Il est pour l’heure difficile d’évaluer cette décision de manière précise. La CJUE n’a par exemple donné aucune indication sur le sort des près de 200 TBI intra-européens encore existants. Il est très probable que les Etats concernés décideront de résilier de tels traités, ce qui aura deux conséquences directes notables. Premièrement, les investisseurs n’auront à terme plus d’autre choix que de saisir les tribunaux étatiques s’ils devaient s’estimer lésés par l’Etat d’accueil de leur investissement. Deuxièmement, ces mêmes investisseurs ne se verront plus protégés que par le droit européen et ne bénéficieront plus des protections additionnelles contenues dans les TBI.

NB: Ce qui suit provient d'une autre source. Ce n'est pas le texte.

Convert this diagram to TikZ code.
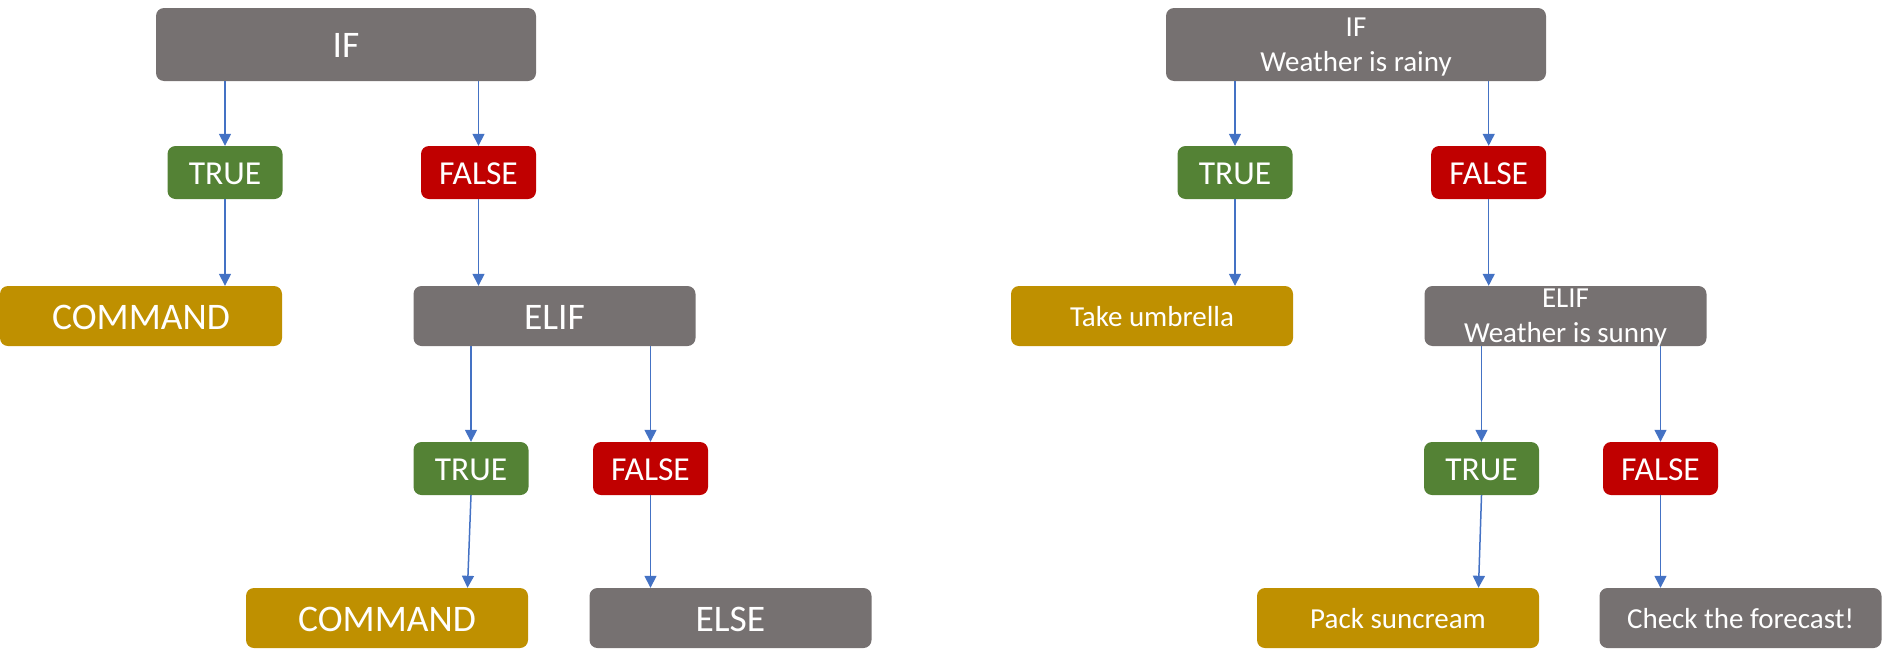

Quel serait alors le rôle de la justice européenne en cas d’un conflit entre un Etat européen et un investisseur d’un pays tiers?
C’est là que réside la plus grande inconnue. Le jugement rendu en mars semble se limiter aux TBI intra-européens. Les TBI conclus entre un Etat membre et un Etat tiers ne sont donc, en principe, pas affectés par cette décision. Ainsi, un investisseur domicilié en Suisse qui aurait investi dans un Etat membre devrait pouvoir continuer à bénéficier de la protection offerte par le TBI conclu entre la Suisse et cet Etat membre ainsi que de la possibilité de saisir un tribunal arbitral.
Certaines inconnues demeurent toutefois, notamment la question de la compatibilité avec le droit européen de la clause d’arbitrage contenue dans le Traité sur la Charte de l’énergie qui lie l’UE et des Etats tiers, dont la Suisse. De nombreuses procédures arbitrales ont été commencées sur la base de ce traité dans le domaine des énergies renouvelables. On ignore également si la décision de la CJUE aura un impact sur un éventuel accord de libre-échange entre l’UE et les Etats-Unis (TTIP) ou entre l’UE et le Canada (CETA), qui prévoient également le recours à l’arbitrage.
Que représente la décision en question pour la Suisse?
Elle est susceptible de constituer une véritable opportunité pour des pays non-membres de l’UE, comme la Suisse. On peut imaginer que des investisseurs décideront de restructurer leurs investissements en déplaçant notamment leurs activités de l’UE vers la Suisse et de poursuivre, depuis la Suisse, leurs investissements dans l’UE. Ces derniers bénéficieraient alors, à certaines conditions, de la protection offerte par les TBI conclus entre la Suisse et les pays membres de l’UE. En anticipation de la décision de mars, certaines entreprises implantées dans l’UE avaient déjà commencé à étudier la possibilité de restructurer leurs investissements. Ce mouvement va maintenant s’amplifier.
La Suisse serait-elle alors en concurrence avec le Royaume-Uni lorsque le Brexit sera effectif?
Dans une certaine mesure, oui. Pour renforcer son attractivité, Londres a déjà annoncé son intention d’encourager les entreprises à déplacer leurs activités vers le Royaume-Uni en abaissant notamment fortement le taux d’imposition des sociétés. Toutefois, les incertitudes entourant les modalités du Brexit ne jouent pas en sa faveur. De plus, la décision de certains investisseurs de restructurer leurs investissements en faveur du Royaume-Uni dépendra également des termes de l’accord de libre-échange que celui-ci conclura avec l’UE.